We believe that children should respect adults and follow directions, and have raised them this way (also have 4 yr old DD) My SO and i have been together for 12 years and we have an extremely stable household with strict routines (though having enough money week to week is a stresser in our household).
As I have stated he has always been really "easy-going" and at times seems like an old-soul. But lately he keeps getting in trouble on the bus, at school, back-talking me about EVERYTHING and going into RAGES about stupid stuff (cleaning, losing at a video game, his sister). Today I got a call from his teacher that he is in BIG trouble at school. He will be bringing home a "reflection" note for us to work on together and return to school.
This year he has been almost kicked off the school bus once, in the principle's office once, given lunch-time detention for a week by his teacher once, and now this. At conferences I had a long talk with his teacher's about his behavior and had a long talk with him afterwards and I thought we had this all figured out...I was wrong.
I am extrememly upset by it. I was NEVER ONCE in trouble as a child. I ALWAYS listened and behaved.
The teacher keeps saying he's trying to be the "class clown" and that in her opinion is a VERY bad thing. I also had her as a teacher when I was young and I do remember her being overly "strict" to put it politely.
On a side note- this year (for the first time EVER) he has been refusing to let us cut his hair and has grown it very long and shaggy.
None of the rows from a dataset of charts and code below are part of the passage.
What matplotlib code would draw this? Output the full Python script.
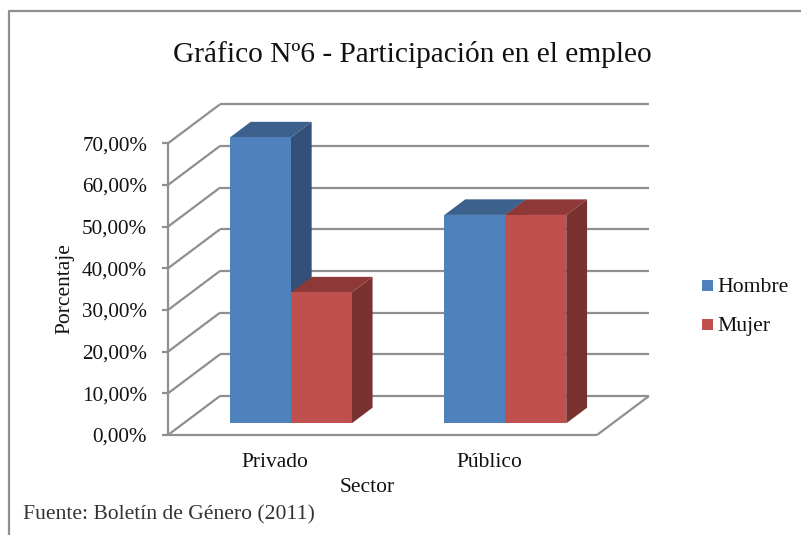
import matplotlib
matplotlib.use("Agg")
import matplotlib.pyplot as plt

W, H = 801, 535

sectors = ["Privado", "Público"]
hombre = [68.6, 50.0]
mujer = [31.4, 50.0]
yticks = [0, 10, 20, 30, 40, 50, 60, 70]
ylabels = ["0,00%", "10,00%", "20,00%", "30,00%", "40,00%", "50,00%", "60,00%", "70,00%"]

plt.rcParams["font.family"] = ["Liberation Serif", "DejaVu Serif"]

fig = plt.figure(figsize=(W / 100, H / 100), dpi=100)
ax = fig.add_axes([168 / W, 1 - 435 / H, (597 - 168) / W, (435 - 143.3) / H])
ax.set_xlim(0, 2)
ax.set_ylim(0, 70)
for s in ax.spines.values():
    s.set_visible(False)
ax.patch.set_visible(False)

# oblique depth of the box, in data units
dep_x = 52 / 214.5
dep_y = 39 / (291.7 / 70)
grid_col = "#8f8f8f"
bar_w = 0.284
f0, f1 = 0.3, 0.7


def pr(x, y, f):
    return x + f * dep_x, y + f * dep_y


def line(p, q):
    ax.plot([p[0], q[0]], [p[1], q[1]], color=grid_col, lw=1.6, clip_on=False,
            solid_capstyle="butt", zorder=1)


# walls and floor
for v in yticks:
    line(pr(0, v, 0), pr(0, v, 1))
    line(pr(0, v, 1), pr(2, v, 1))
line(pr(0, 0, 0), pr(2, 0, 0))
line(pr(2, 0, 0), pr(2, 0, 1))
line(pr(0, 0, 0), pr(0, 70, 0))


def box(x0, x1, v, front, top, side, z):
    a = pr(x0, 0, f0)
    b = pr(x1, 0, f0)
    c = pr(x1, v, f0)
    d = pr(x0, v, f0)
    e = pr(x1, 0, f1)
    g = pr(x1, v, f1)
    h = pr(x0, v, f1)
    ax.fill([b[0], e[0], g[0], c[0]], [b[1], e[1], g[1], c[1]], color=side, lw=0, clip_on=False, zorder=z)
    ax.fill([d[0], c[0], g[0], h[0]], [d[1], c[1], g[1], h[1]], color=top, lw=0, clip_on=False, zorder=z)
    ax.fill([a[0], b[0], c[0], d[0]], [a[1], b[1], c[1], d[1]], color=front, lw=0, clip_on=False, zorder=z + 0.1)


for i in range(len(sectors)):
    cx = i + 0.5
    box(cx - bar_w, cx, hombre[i], "#4f81bd", "#3d618d", "#325078", 3)
    box(cx, cx + bar_w, mujer[i], "#c0504d", "#8e3937", "#7a3230", 4)

ax.set_xticks([0.5, 1.5])
ax.set_xticklabels(sectors, fontsize=15.5)
ax.tick_params(axis="x", length=0, pad=13, colors="#111111")
ax.set_yticks(yticks)
ax.set_yticklabels(ylabels, fontsize=15.2)
ax.tick_params(axis="y", length=4, width=1.6, color=grid_col, pad=11, labelcolor="#111111")

fig.text(412 / W, 1 - 54 / H, "Gráfico Nº6 - Participación en el empleo", fontsize=21.2, ha="center", va="center", color="#111111")
fig.text(367 / W, 1 - 487 / H, "Sector", fontsize=15.5, ha="center", va="center", color="#111111")
fig.text(65 / W, 1 - 289 / H, "Porcentaje", fontsize=15.5, rotation=90, ha="center", va="center", color="#111111")
fig.text(23 / W, 1 - 515 / H, "Fuente: Boletín de Género (2011)", fontsize=15.6, ha="left", va="center", color="#333333")

# legend
for name, col, yy in [("Hombre", "#4f81bd", 285), ("Mujer", "#c0504d", 324)]:
    fig.patches.append(plt.Rectangle((702 / W, 1 - (yy + 5.5) / H), 11 / W, 11 / H, transform=fig.transFigure, color=col, lw=0))
    fig.text(717 / W, 1 - (yy + 2) / H, name, fontsize=15.6, ha="left", va="center", color="#111111")

# chart border, only top and left are visible in the crop
fig.add_artist(plt.Line2D([9 / W, 9 / W, 1], [0, 1 - 11 / H, 1 - 11 / H], transform=fig.transFigure,
                          color="#8f8f8f", lw=1.6))

fig.savefig("out.png", dpi=100)
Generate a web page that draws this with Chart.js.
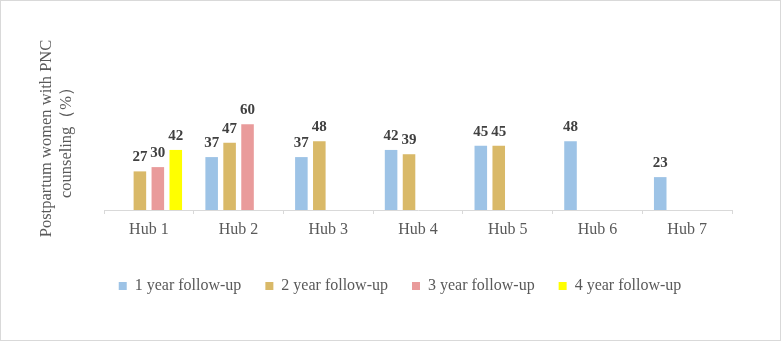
<!DOCTYPE html>
<html>
<head>
<meta charset="utf-8">
<script src="https://cdn.jsdelivr.net/npm/chart.js@4/dist/chart.umd.min.js"></script>
<style>
  html, body { margin: 0; padding: 0; background: #fff; }
  #wrap { position: absolute; left: 0; top: 0; width: 781px; height: 341px; box-sizing: border-box; border: 1px solid #d9d9d9; }
  #wrap canvas { display: block; }
</style>
</head>
<body>
<div id="wrap"><canvas id="c"></canvas></div>
<script>
const categories = ['Hub 1', 'Hub 2', 'Hub 3', 'Hub 4', 'Hub 5', 'Hub 6', 'Hub 7'];
const seriesNames = ['1 year follow-up', '2 year follow-up', '3 year follow-up', '4 year follow-up'];
const year1 = [null, 37, 37, 42, 45, 48, 23];
const year2 = [27, 47, 48, 39, 45, null, null];
const year3 = [30, 60, null, null, null, null, null];
const year4 = [42, null, null, null, null, null, null];
const yTitle = ['Postpartum women with PNC', 'counseling（%）'];

const colors = ['#9DC3E6', '#D9B968', '#E99B9B', '#FFFF00'];
const FONT = "'Liberation Serif', 'Times New Roman', serif";

const valueLabels = {
  id: 'valueLabels',
  afterDatasetsDraw(chart) {
    const ctx = chart.ctx;
    ctx.save();
    ctx.font = 'bold 15px ' + FONT;
    ctx.fillStyle = '#404040';
    ctx.textAlign = 'center';
    ctx.textBaseline = 'alphabetic';
    chart.data.datasets.forEach((ds, i) => {
      const meta = chart.getDatasetMeta(i);
      meta.data.forEach((el, j) => {
        const v = ds.data[j];
        if (v === null || v === undefined) return;
        ctx.fillText(String(v), el.x, el.y - 10);
      });
    });
    ctx.restore();
  }
};

const legendShift = {
  id: 'legendShift',
  afterLayout(chart) {
    const lg = chart.legend;
    if (!lg) return;
    const dx = 399 - (lg.left + lg.right) / 2;
    lg.left += dx;
    lg.right += dx;
  }
};

new Chart(document.getElementById('c'), {
  type: 'bar',
  data: {
    labels: categories,
    datasets: [
      { label: seriesNames[0], data: year1, backgroundColor: colors[0] },
      { label: seriesNames[1], data: year2, backgroundColor: colors[1] },
      { label: seriesNames[2], data: year3, backgroundColor: colors[2] },
      { label: seriesNames[3], data: year4, backgroundColor: colors[3] }
    ]
  },
  options: {
    responsive: true,
    maintainAspectRatio: false,
    animation: false,
    datasets: { bar: { categoryPercentage: 0.8, barPercentage: 0.7, borderWidth: 0 } },
    layout: { padding: { left: 10, right: 48, top: 66, bottom: 36 } },
    scales: {
      x: {
        grid: { display: true, drawOnChartArea: false, drawTicks: true, tickLength: 4, color: '#D9D9D9', offset: true },
        border: { display: true, color: '#D9D9D9', width: 1 },
        ticks: { font: { family: FONT, size: 16 }, color: '#595959', padding: 6 },
        afterFit(scale) { scale.height = 44; }
      },
      y: {
        min: 0, max: 100,
        grid: { display: false, drawTicks: false },
        border: { display: false },
        ticks: { display: false },
        title: { display: true, text: yTitle, color: '#595959', font: { family: FONT, size: 16.5, lineHeight: 1.2 }, padding: { top: 26, bottom: 0 } },
        afterFit(scale) { scale.width = 93; }
      }
    },
    plugins: {
      tooltip: { enabled: false },
      legend: {
        position: 'bottom',
        labels: { boxWidth: 8, boxHeight: 8, padding: 24, color: '#595959', font: { family: FONT, size: 16 } }
      }
    }
  },
  plugins: [valueLabels, legendShift]
});
</script>
</body>
</html>
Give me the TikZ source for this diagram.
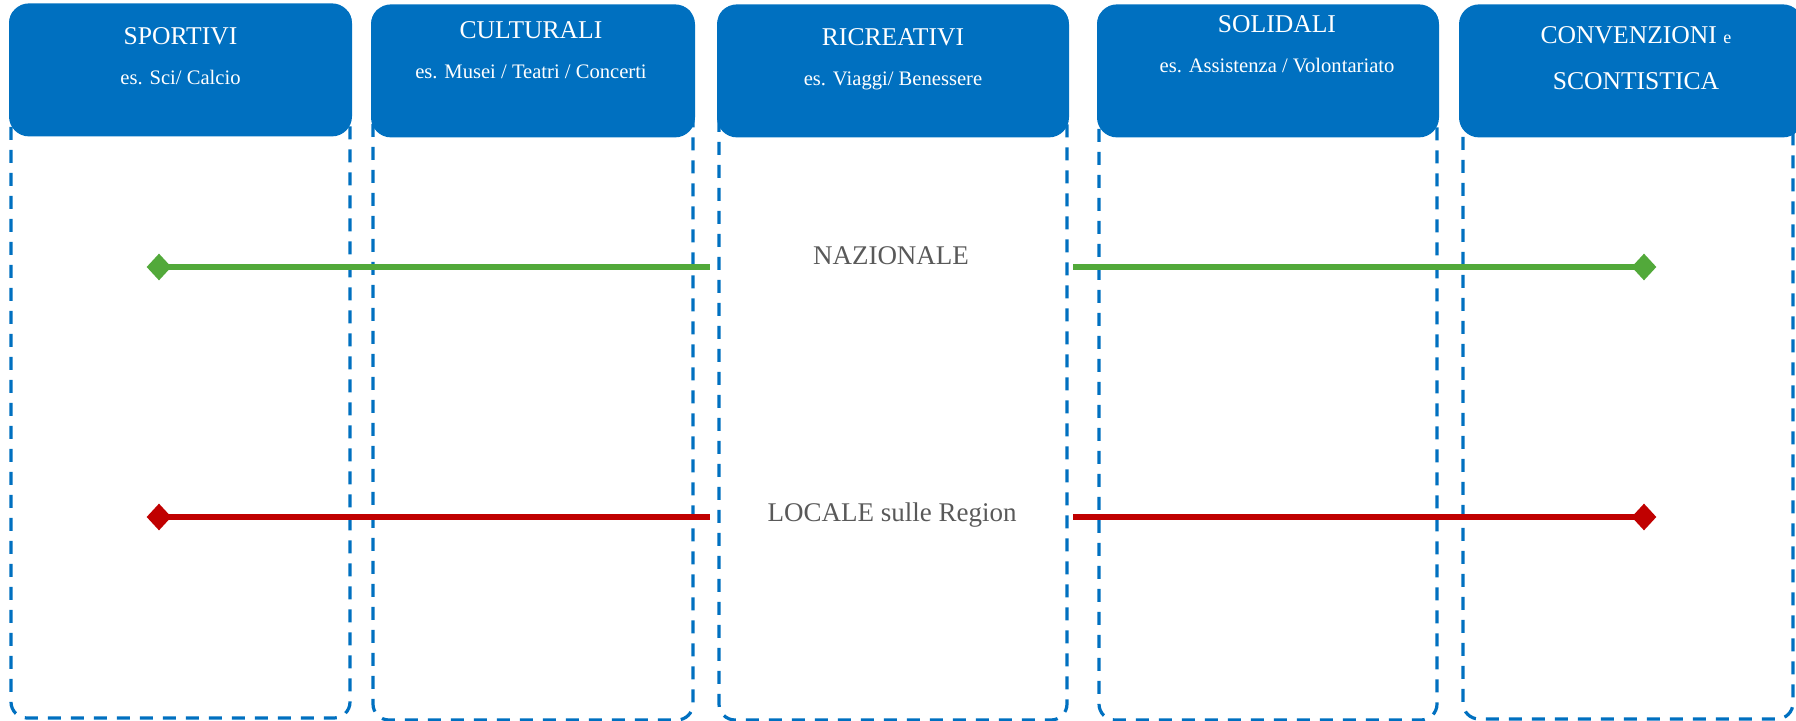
\documentclass[tikz,border=0pt]{standalone}
\usepackage{fontspec}
\setmainfont{Liberation Serif}
\usepackage{tikz}
\usetikzlibrary{shapes,backgrounds}

\definecolor{hdrblue}{HTML}{0070C0}
\definecolor{natgreen}{HTML}{52A93A}
\definecolor{locred}{HTML}{C00000}
\definecolor{lblgray}{HTML}{595959}

\begin{document}
\begin{tikzpicture}[x=0.5pt,y=-0.5pt,
                    colbox/.style={draw=hdrblue,line width=1.6pt,dash pattern=on 6.5pt off 5pt,
                                   rounded corners=8pt,inner sep=0pt,outer sep=0pt},
                    hdrbox/.style={fill=hdrblue,rounded corners=10pt,inner sep=0pt,
                                   minimum height=66.5pt,anchor=north},
                    hdrtitle/.style={text=white,anchor=base,font=\fontsize{12.8}{15}\selectfont},
                    hdrsub/.style={text=white,anchor=base,font=\fontsize{10.3}{12}\selectfont},
                    rowlabel/.style={text=lblgray,anchor=base,font=\fontsize{13.5}{16}\selectfont},
                    endmark/.style={diamond,inner sep=0pt,minimum width=12.5pt,minimum height=13.5pt},
                    rowline/.style={line width=2.6pt}]

  \useasboundingbox (0,0) rectangle (1796,721);

  % columns
  \node[colbox,minimum width=169.5pt,minimum height=356pt]   (c1) at (180.5,362)  {};
  \node[colbox,minimum width=160pt,minimum height=356.5pt]   (c2) at (533,363.5)  {};
  \node[colbox,minimum width=174pt,minimum height=356.5pt]   (c3) at (893,363.5)  {};
  \node[colbox,minimum width=169pt,minimum height=356.5pt]   (c4) at (1268,363.5) {};
  \node[colbox,minimum width=165pt,minimum height=356pt]     (c5) at (1628,363)   {};

  % headers
  \node[hdrbox,minimum width=171.5pt] (h1) at (180.5,3) {};
  \node[hdrbox,minimum width=162pt]   (h2) at (533,4)   {};
  \node[hdrbox,minimum width=176pt]   (h3) at (893,4)   {};
  \node[hdrbox,minimum width=171pt]   (h4) at (1268,4)  {};
  \node[hdrbox,minimum width=172pt]   (h5) at (1631,4)  {};

  \node[hdrtitle] (t1) at (180.5,45) {SPORTIVI};
  \node[hdrsub]   (s1) at (180.5,85) {es. Sci/ Calcio};
  \node[hdrtitle] (t2) at (531,39)   {CULTURALI};
  \node[hdrsub]   (s2) at (531,79)   {es. Musei / Teatri / Concerti};
  \node[hdrtitle] (t3) at (893,46)   {RICREATIVI};
  \node[hdrsub]   (s3) at (893,86)   {es. Viaggi/ Benessere};
  \node[hdrtitle] (t4) at (1277,33)  {SOLIDALI};
  \node[hdrsub]   (s4) at (1277,73)  {es. Assistenza / Volontariato};
  \node[hdrtitle] (t5) at (1636,44)  {CONVENZIONI {\fontsize{9}{10}\selectfont e}};
  \node[hdrtitle] (s5) at (1636,90)  {SCONTISTICA};

  % levels
  \node[rowlabel] (nat) at (891,265) {NAZIONALE};
  \node[rowlabel] (loc) at (892,522) {LOCALE sulle Region};

  \coordinate (natL) at (710,267);
  \coordinate (natR) at (1073,267);
  \coordinate (locL) at (710,517);
  \coordinate (locR) at (1073,517);

  \node[endmark,fill=natgreen] (gA) at (159,267)  {};
  \node[endmark,fill=natgreen] (gB) at (1644,267) {};
  \node[endmark,fill=locred]   (rA) at (159,517)  {};
  \node[endmark,fill=locred]   (rB) at (1644,517) {};

  \path[rowline,draw=natgreen] (gA.center) edge (natL)
                               (natR)      edge (gB.center);
  \path[rowline,draw=locred]   (rA.center) edge (locL)
                               (locR)      edge (rB.center);
\end{tikzpicture}
\end{document}
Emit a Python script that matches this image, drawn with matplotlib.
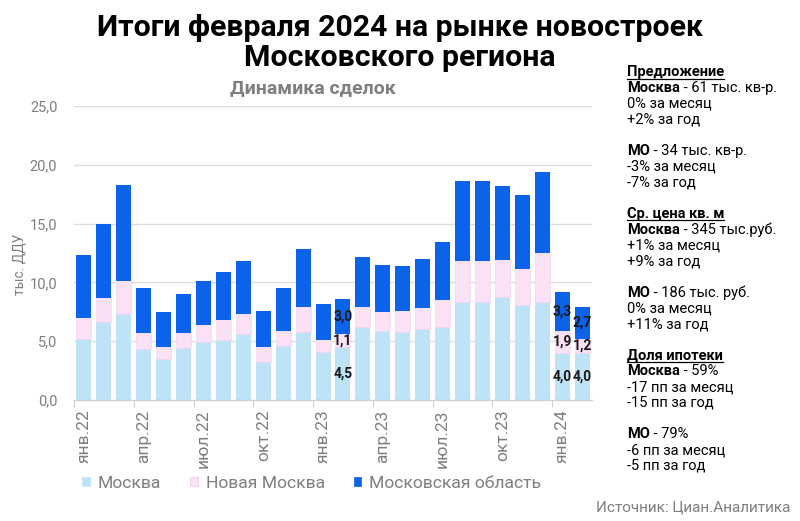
import matplotlib
matplotlib.use("Agg")
import numpy as np
import matplotlib.pyplot as plt
from matplotlib.patches import Patch
from matplotlib.lines import Line2D

# ----------------------------
# данные (тыс. ДДУ)
# ----------------------------
months = ["янв", "фев", "мар", "апр", "май", "июн",
          "июл", "авг", "сен", "окт", "ноя", "дек"]
years = ["22"] * 12 + ["23"] * 12 + ["24"] * 2
period_labels = [f"{months[i % 12]}.{y}" for i, y in enumerate(years)]

moscow = [5.2, 6.6, 7.3, 4.3, 3.5, 4.4, 4.9, 5.1, 5.6, 3.2, 4.6, 5.8, 4.1,
          4.5, 6.2, 5.9, 5.8, 6.0, 6.2, 8.3, 8.3, 8.8, 8.1, 8.3, 4.0, 4.0]
new_moscow = [1.8, 2.1, 2.8, 1.4, 1.0, 1.3, 1.5, 1.7, 1.7, 1.3, 1.3, 2.1, 1.0,
              1.1, 1.7, 1.6, 1.8, 1.8, 2.3, 3.5, 3.5, 3.1, 3.0, 4.2, 1.9, 1.2]
mo_region = [5.3, 6.3, 8.2, 3.8, 3.0, 3.3, 3.7, 4.1, 4.5, 3.1, 3.6, 4.9, 3.1,
             3.0, 4.3, 4.0, 3.8, 4.2, 4.9, 6.8, 6.8, 6.3, 6.3, 6.9, 3.3, 2.7]
labeled_bars = [13, 24, 25]  # фев.23, янв.24, фев.24

series_names = ["Москва", "Новая Москва", "Московская область"]

side_text = [
    ("Предложение", "", True),
    ("Москва", " - 61 тыс. кв-р.", False),
    ("", "0% за месяц", False),
    ("", "+2% за год", False),
    None,
    ("МО", " - 34 тыс. кв-р.", False),
    ("", "-3% за месяц", False),
    ("", "-7% за год", False),
    None,
    ("Ср. цена кв. м", "", True),
    ("Москва", " - 345 тыс.руб.", False),
    ("", "+1% за месяц", False),
    ("", "+9% за год", False),
    None,
    ("МО", " - 186 тыс. руб.", False),
    ("", "0% за месяц", False),
    ("", "+11% за год", False),
    None,
    ("Доля ипотеки", "", True),
    ("Москва", " - 59%", False),
    ("", "-17 пп за месяц", False),
    ("", "-15 пп за год", False),
    None,
    ("МО", " - 79%", False),
    ("", "-6 пп за месяц", False),
    ("", "-5 пп за год", False),
]

C_MSK = "#bfe3f6"
C_NEW = "#fbe1f5"
C_MO = "#0a63e8"
GRAY = "#7f7f7f"

plt.rcParams["font.family"] = ["Roboto", "DejaVu Sans"]

fig = plt.figure(figsize=(8, 5.21), dpi=100)
W, H = 800, 521
ax = fig.add_axes([74 / W, 1 - 400 / H, (592 - 74) / W, (400 - 106) / H])

x = np.arange(len(moscow))
msk = np.array(moscow)
new = np.array(new_moscow)
mo = np.array(mo_region)

ax.bar(x, msk, width=0.75, color=C_MSK, label=series_names[0])
ax.bar(x, new, width=0.75, bottom=msk, color=C_NEW, edgecolor="#f4d2ee",
       linewidth=0.4, label=series_names[1])
ax.bar(x, mo, width=0.75, bottom=msk + new, color=C_MO, label=series_names[2])

# подписи значений
for i in labeled_bars:
    for val, base in [(msk[i], 0), (new[i], msk[i]), (mo[i], msk[i] + new[i])]:
        ax.text(i, base + val / 2, f"{val:.1f}".replace(".", ","),
                ha="center", va="center", fontsize=10, fontweight="bold",
                color="#1a1a1a")

ax.set_xlim(-0.5, len(x) - 0.5)
ax.set_ylim(0, 25)
ax.set_yticks(np.arange(0, 26, 5))
ax.set_yticklabels([f"{v:.1f}".replace(".", ",") for v in np.arange(0, 26, 5)],
                   color=GRAY, fontsize=10.5)
ax.yaxis.grid(True, color="#dddddd", linewidth=1)
ax.set_axisbelow(True)
ax.tick_params(axis="y", length=0, pad=12)

# метки каждые 3 месяца, засечки на границах
ax.set_xticks(np.arange(-0.5, len(x), 3))
ax.set_xticklabels([])
ax.set_xticks(np.arange(0, len(x), 3), minor=True)
ax.set_xticklabels(period_labels[::3], minor=True, rotation=90,
                   color=GRAY, fontsize=12.5)
ax.tick_params(axis="x", which="major", length=5, color="#d0d0d0")
ax.tick_params(axis="x", which="minor", length=0, pad=7)

for s in ["top", "right", "left"]:
    ax.spines[s].set_visible(False)
ax.spines["bottom"].set_color("#d0d0d0")

ax.set_ylabel("тыс. ДДУ", color=GRAY, fontsize=10)
ax.yaxis.set_label_coords(-0.092, 0.46)

# заголовки
fig.text(400 / W, 1 - 28 / H, "Итоги февраля 2024 на рынке новостроек",
         ha="center", va="center", fontsize=21.8, fontweight="bold",
         color="black")
fig.text(400 / W, 1 - 58 / H, "Московского региона",
         ha="center", va="center", fontsize=21.8, fontweight="bold",
         color="black")
fig.text(313 / W, 1 - 88 / H, "Динамика сделок", ha="center", va="center",
         fontsize=14, fontweight="bold", color=GRAY)

# легенда
handles = [Patch(facecolor=c, edgecolor=e, linewidth=0.5)
           for c, e in [(C_MSK, C_MSK), (C_NEW, "#e9c7e3"), (C_MO, C_MO)]]
fig.legend(handles, series_names, loc="center left",
           bbox_to_anchor=(66 / W, 1 - 483 / H), ncol=3, frameon=False,
           handlelength=0.45, handleheight=0.45, handletextpad=0.45,
           columnspacing=1.65, fontsize=12.6, labelcolor=GRAY)

fig.text(790 / W, 1 - 508 / H, "Источник: Циан.Аналитика", ha="right",
         va="center", fontsize=11, color=GRAY)

# текст справа
renderer = fig.canvas.get_renderer()
x0, y0, step = 627, 72, 15.76
FS = 10.5
for k, item in enumerate(side_text):
    if item is None:
        continue
    bold, rest, header = item
    yy = 1 - (y0 + k * step) / H
    if bold:
        t = fig.text(x0 / W, yy, bold, ha="left", va="center", fontsize=FS,
                     fontweight="bold", color="black")
        if header:
            bb = t.get_window_extent(renderer)
            fig.add_artist(Line2D([bb.x0 / W, bb.x1 / W],
                                  [(bb.y0 + 0.5) / H, (bb.y0 + 0.5) / H],
                                  color="black", linewidth=0.9))
        if rest:
            ax.annotate(rest, xy=(1, 0.5), xycoords=t, va="center",
                        ha="left", fontsize=FS, color="black",
                        annotation_clip=False)
    else:
        fig.text(x0 / W, yy, rest, ha="left", va="center", fontsize=FS,
                 color="black")

fig.savefig("out.png", dpi=100)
I thought this was his first glimmer of idependance rearing it's head and I have allowed him to grow it. The teacher on the phone today specifically told me his hair is "part of the problem" and "I need to take him in and get it cut immidiately." I told her that it was our way of allowing him to express himself (and I've seen and been told that for the 3rd and 4th grade boys in his school long shaggy hair is all the rage right now). #1 is it her place to tell me to get his hair cut? #2 is it my place to make him?
My quetion is, I've always heard the addage that "boys will be boys" and that their more outrageous behaviors are therefore excusable...
Is it my place to severely punish him (no games, tv, sledding, etc) (gentle punishment has not worked obviously) or should I not worry about it so much?
I remember boys getting in trouble a lot in school and most of them have grown up to be productive members of society. It seems to me the boys that were the "class clowns" were often to most liked and had many friends. I want him to learn respect and boundaries and how to get along in our society. But at the same time I don't want to turn him into a "cookie cutter" that can't think for himself. I think it's important to be able to be who you are.
Another side issue that is playing in to
this is that there are 2 boys that he rides the bus with that are in his
class that he is "frenemies" with. Some days they try to go to each
other's houses to play, more often they take turns antagonizing each
other into a screaming rage, and i'm sure this is part of the overall
What do you ladies think? Do I need to lay down the law and make sure he's headed in the right direction or am I just getting worked up over nothing?